Foreign press goes to town on communist Cyprus

By Jean Christou


IT WOULD have been difficult yesterday to find a headline in the foreign media that didn’t include the words Communist and Cyprus in the same breath. “Communist Wins in Cyprus” said the New York Times, “Cyprus elects its first communist president” said Britain’s Guardian and “Communist Christofias wins Cyprus presidential vote” read Canada’s National Post, and the Times of India.

“Mr Christofias, 61, has better contacts with the Kremlin than with the White House or Downing Street,” quipped The Times of London. “But his victory will cause few jitters in Brussels or London. His party – AKEL, the Progressive Party of the Working People – puts pragmatism before its Marxist-Leninist ideology and is social democrat in practice,” it added.

The Washington Times said commentators immediately speculated that the divided island would forge closer links to Moscow and focus less on European solidarity. “AKEL is a conundrum to Western analysts and diplomats. The largest political party in Cyprus, it has no specific economic or political programme. Yet much of its leadership, including Mr Christofias, has benefited from scholarships in Russia, lavished on Cyprus when the former Soviet Union attempted to destabilise the strategic island after its independence from Britain in 1960,” the paper said. “The party describes itself as communist and has a reputation for being sceptical of the European Union. It also is distrustful of NATO.”

It said Christofias also maintained good relations with Russia's new leadership – particularly with President Vladimir Putin – and had been strongly critical of President Bush and British leaders. “Western diplomats in Nicosia worry that he will be difficult to deal with,” the Washington Times added. The Financial Times described Christofias as “a Moscow-educated populist” who appears to have given up his eurosceptic views. “He reinvented himself during the campaign as a champion of EU citizens' rights, saying ‘We shall become 'Euro-fighters' struggling on behalf of the poor’,” the paper said.

“Although the communists still embrace Marxism-Leninism, the party controls a wide range of businesses, including an investment company listed on the small Nicosia stock exchange,” it added. The Guardian began its story: “A Russian-educated communist who once described the disintegration of the Soviet Union as ‘a crime against humanity’ became the sixth president of Cyprus.” It went on to say the election of Christofias would cause concern in the EU and particularly in the UK, “Cyprus' former colonial overlord”.

“Although Christofias is a pragmatist keen to wield his pro-European credentials, he advocates a diluted form of Marxist-Leninism, demilitarisation of the entire island and is vehemently against the presence of its British sovereign military bases which he has called a ‘colonial bloodstain’,” the Guardian said.
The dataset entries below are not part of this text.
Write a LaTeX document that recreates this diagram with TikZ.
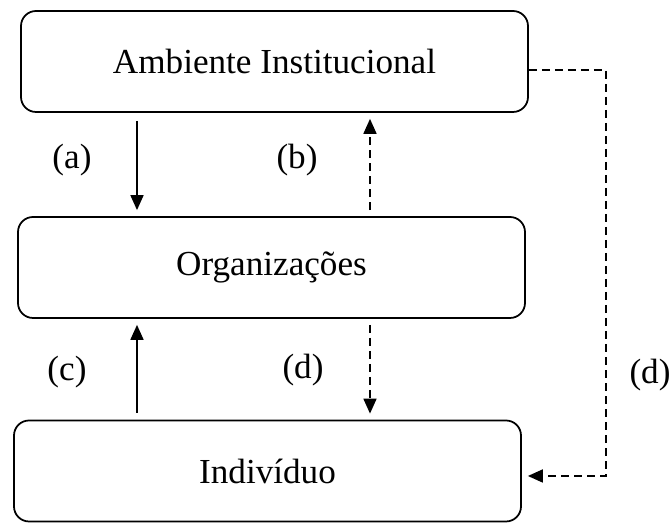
\documentclass[tikz,border=0pt]{standalone}
\usepackage{fontspec}
\setmainfont{Liberation Serif}
\usetikzlibrary{arrows.meta}
\tikzset{
	caixa/.style={draw, rounded corners=0.3cm, line width=1pt, minimum width=10.14cm, minimum height=2.02cm, font=\fontsize{20}{23}\selectfont},
	rotulo/.style={draw=none, font=\fontsize{20}{23}\selectfont},
	seta/.style={line width=1pt, -{Triangle[length=0.3cm,width=0.26cm]}},
	tracejado/.style={seta, dash pattern=on 0.16cm off 0.1cm}
}
\begin{document}
\begin{tikzpicture}
			\useasboundingbox (0,0) rectangle (13.44,10.46);
			\node (amb)[caixa] at (5.49,9.23) {Ambiente Institucional};
			\node (org)[caixa] at (5.43,5.11) {Organizações};
			\node (ind)[caixa] at (5.35,1.04) {Indivíduo};
			\coordinate (xa) at (2.74,0);
			\coordinate (xb) at (7.40,0);
			
			\draw[seta, shorten <=0.16cm, shorten >=0.12cm]
			(amb.south -| xa)--(org.north -| xa);
			\draw[tracejado, shorten <=0.12cm, shorten >=0.12cm]
			(org.north -| xb)--(amb.south -| xb);
			\draw[seta, shorten <=0.14cm, shorten >=0.12cm]
			(ind.north -| xa)--(org.south -| xa);
			\draw[tracejado, shorten <=0.12cm, shorten >=0.12cm]
			(org.south -| xb)--(ind.north -| xb);
			\draw[tracejado]
			([yshift=-0.17cm]amb.east)--++(1.54,0) |- ([xshift=0.12cm,yshift=-0.1cm]ind.east);
			
			\node (la)[rotulo] at (1.44,7.26) {(a)};
			\node (lb)[rotulo] at (5.94,7.26) {(b)};
			\node (lc)[rotulo] at (1.34,3.02) {(c)};
			\node (ld)[rotulo] at (6.06,3.06) {(d)};
			\node (le)[rotulo] at (13.0,2.96) {(d)};
		\end{tikzpicture}
\end{document}
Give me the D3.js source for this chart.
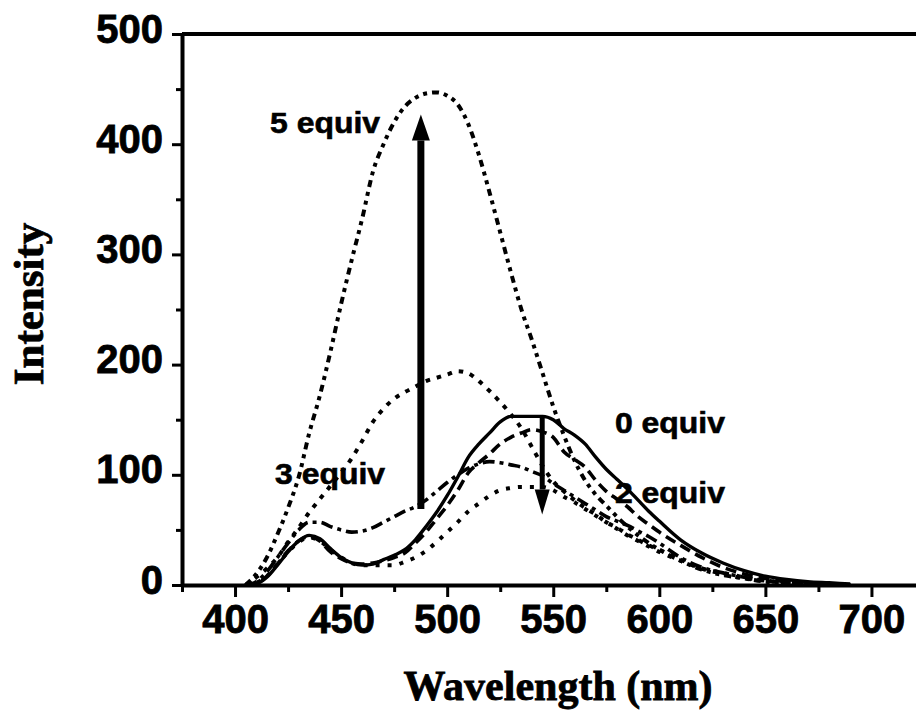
<!DOCTYPE html>
<html>
<head>
<meta charset="utf-8">
<script src="https://cdn.jsdelivr.net/npm/d3@7"></script>
<style>
  html, body { margin: 0; padding: 0; background: #fff; }
  svg { display: block; }
</style>
</head>
<body>
<svg id="chart" width="916" height="711"></svg>
<script>
// Wavelength grid (nm)
const wavelengths = [405,410,415,420,425,430,435,440,445,450,455,460,465,470,475,480,485,490,495,500,505,510,515,520,525,530,535,540,545,550,555,560,565,570,575,580,585,590,595,600,610,620,630,640,650,660,670,680,690];

const equiv0 = [0,1,7,18,30,40,45,42,33,25,20,18,19,23,27,32,41,53,66,81,98,116,128,138,148,153,153,153,153,150,142,136,128,116,105,96,87,77,67,58,41,29,20,13,8,5,3,2,1];
const equiv1 = [0,1,8,19,31,40,44,40,30,24,20,19,20,22,25,29,38,48,60,72,86,102,111,119,128,134,138,141,139,134,121,114,107,95,85,78,71,62,55,48,36,25,16,10,6,3,2,1,0];
const equiv2 = [0,2,8,19,30,39,43,40,32,25,20,18,18,18,18,21,25,31,39,48,57,67,74,81,86,88,89,89,89,86,80,75,69,63,57,51,45,40,35,30,22,15,11,7,4,2,1,0,0];
const equiv3 = [0,3,12,25,38,50,57,57,53,50,48,49,52,57,62,67,71,77,85,93,100,106,110,112,111,109,107,103,99,92,86,80,74,68,62,58,54,49,44,38,25,16,11,7,4,2,1,0,0];
const equiv4 = [0,7,15,25,39,52,66,78,90,102,115,131,148,160,169,175,180,185,188,191,194,192,185,176,166,155,142,125,108,94,85,77,70,64,57,52,46,41,36,32,23,15,10,6,4,2,1,0,0];
const equiv5 = [0,10,25,46,70,98,138,172,212,255,295,333,375,400,420,434,442,446,447,444,436,418,390,356,320,284,250,222,192,162,136,113,95,82,72,62,53,45,38,32,22,14,9,6,3,2,1,0,0];

const seriesNames = ["0 equiv","1 equiv","2 equiv","3 equiv","4 equiv","5 equiv"];
const seriesValues = [equiv0, equiv1, equiv2, equiv3, equiv4, equiv5];

const xMajorTicks = [400,450,500,550,600,650,700];
const xMinorTicks = [375,425,475,525,575,625,675];
const yMajorTicks = [0,100,200,300,400,500];
const yMinorTicks = [50,150,250,350,450];

const xTitle = "Wavelength (nm)";
const yTitle = "Intensity";

// annotation labels (wavelength, intensity at baseline-left)
const labelTexts = ["5 equiv","3 equiv","0 equiv","2 equiv"];
const labelWl    = [416.5, 418.9, 579.1, 579.1];
const labelInt   = [410, 92, 138, 74];

// arrows: [wavelength, from intensity, to intensity]
const arrowWl   = [487.6, 544.8];
const arrowFrom = [69, 152];
const arrowTo   = [427, 64];

// ---------------- drawing ----------------
const svg = d3.select("#chart");
const x = d3.scaleLinear().domain([375, 721]).range([182, 916]);
const y = d3.scaleLinear().domain([0, 500]).range([585, 34]);

const styles = [
  { dash: null, width: 3.4 },             // 0 equiv solid
  { dash: "11,6", width: 3.6 },           // 1 equiv dashed
  { dash: "4,8", width: 4 },              // 2 equiv dotted
  { dash: "12,5,4,5", width: 3.6 },       // 3 equiv dash-dot
  { dash: "4.5,7", width: 4 },            // 4 equiv sparse dots
  { dash: "7,5,4,5,4,5", width: 4 }       // 5 equiv dash-dot-dot
];

const line = d3.line()
  .x((d, i) => x(wavelengths[i]))
  .y(d => y(d))
  .curve(d3.curveMonotoneX);

const gLines = svg.append("g");
seriesValues.forEach((vals, k) => {
  gLines.append("path")
    .datum(vals)
    .attr("d", line)
    .attr("fill", "none")
    .attr("stroke", "#000")
    .attr("stroke-width", styles[k].width)
    .attr("stroke-dasharray", styles[k].dash)
    .attr("stroke-linejoin", "round");
});

// axes
const fontTick = "'Liberation Sans', Arial, sans-serif";
const xAxis = d3.axisBottom(x).tickValues(xMajorTicks).tickSize(12).tickSizeOuter(0).tickPadding(8).tickFormat(d3.format("d"));
const xAxisMinor = d3.axisBottom(x).tickValues(xMinorTicks).tickSize(7).tickSizeOuter(0).tickFormat("");
const yAxis = d3.axisLeft(y).tickValues(yMajorTicks).tickSize(10).tickSizeOuter(0).tickPadding(9).tickFormat(d3.format("d"));
const yAxisMinor = d3.axisLeft(y).tickValues(yMinorTicks).tickSize(6).tickSizeOuter(0).tickFormat("");

function styleAxis(g) {
  g.select(".domain").attr("stroke", "#000").attr("stroke-width", 4);
  g.selectAll(".tick line").attr("stroke", "#000").attr("stroke-width", 3);
  g.selectAll(".tick text")
    .attr("fill", "#000")
    .style("font-family", fontTick)
    .style("font-weight", "bold")
    .style("font-size", "40px")
    .attr("stroke", "#000")
    .attr("stroke-width", 0.8);
}

const gx = svg.append("g").attr("transform", `translate(0,${y(0)})`).call(xAxis).call(styleAxis);
const gxm = svg.append("g").attr("transform", `translate(0,${y(0)})`).call(xAxisMinor).call(styleAxis);
gxm.select(".domain").remove();
const gy = svg.append("g").attr("transform", `translate(${x(375)},0)`).call(yAxis).call(styleAxis);
gy.selectAll(".tick text").attr("dy", "0.2em");
const gym = svg.append("g").attr("transform", `translate(${x(375)},0)`).call(yAxisMinor).call(styleAxis);
gym.select(".domain").remove();

// top frame line
svg.append("line")
  .attr("x1", x(375)).attr("x2", x(721))
  .attr("y1", y(500)).attr("y2", y(500))
  .attr("stroke", "#000").attr("stroke-width", 4);

// axis titles
svg.append("text")
  .attr("x", 558).attr("y", 700)
  .attr("text-anchor", "middle")
  .style("font-family", "'Liberation Serif', 'Times New Roman', serif")
  .style("font-weight", "bold")
  .style("font-size", "42px")
  .attr("stroke", "#000").attr("stroke-width", 0.8)
  .text(xTitle);

svg.append("text")
  .attr("transform", "translate(43,304) rotate(-90)")
  .attr("text-anchor", "middle")
  .style("font-family", "'Liberation Serif', 'Times New Roman', serif")
  .style("font-weight", "bold")
  .style("font-size", "43px")
  .attr("stroke", "#000").attr("stroke-width", 0.8)
  .text(yTitle);

// annotation labels
labelTexts.forEach((t, i) => {
  svg.append("text")
    .attr("x", x(labelWl[i])).attr("y", y(labelInt[i]))
    .attr("textLength", 110)
    .attr("lengthAdjust", "spacingAndGlyphs")
    .style("font-family", fontTick)
    .style("font-weight", "bold")
    .style("font-size", "29px")
    .attr("stroke", "#000").attr("stroke-width", 0.6)
    .text(t);
});

// arrows
const arrowShaft = [7, 5];
const arrowHeadW = [18, 15];
const arrowHeadL = [26, 25];
arrowWl.forEach((wl, i) => {
  const ax = x(wl), y0 = y(arrowFrom[i]), y1 = y(arrowTo[i]);
  const dir = y1 < y0 ? -1 : 1;
  const base = y1 - dir * arrowHeadL[i];
  svg.append("line")
    .attr("x1", ax).attr("x2", ax)
    .attr("y1", y0).attr("y2", base)
    .attr("stroke", "#000").attr("stroke-width", arrowShaft[i]);
  svg.append("path")
    .attr("d", `M${ax},${y1} L${ax - arrowHeadW[i] / 2},${base} L${ax + arrowHeadW[i] / 2},${base} Z`)
    .attr("fill", "#000");
});
</script>
</body>
</html>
It also said some Cypriots voiced fears that the country's high standard of living would be endangered by the economic policies of a party that openly admires Cuba.

To be fair, once the foreign press had had their fun on the unusual fact that a communist government had come to power in the heart of the EU, the main angle of the articles focused far more on the impact of Christofias’ election on the Cyprus issue. “While much of the focus beyond Cyprus has been on Mr Christofias' communist background and education in Moscow, on the island voters have been more concerned with a solution to Europe's longest running conflict,” said the Independent.

“The fear among Turkish pro-Europeans is that, while both sides in Cyprus, the EU, the US and the UN are keen to see talks resume, Cyprus' diplomatic guerrilla tactics have so angered Turkey that it might be less enthusiastic,” it added. The BBC said diplomats in Cyprus had hoped DISY candidate Ioannis Kasoulides – “a strong supporter of European co-operation and an MEP” – would have been the people’s choice. “Mr Christofias, by contrast, has in the past sounded ambivalent on Europe. "He has a track record of being a eurosceptic," one diplomat told the BBC. "We will be watching carefully."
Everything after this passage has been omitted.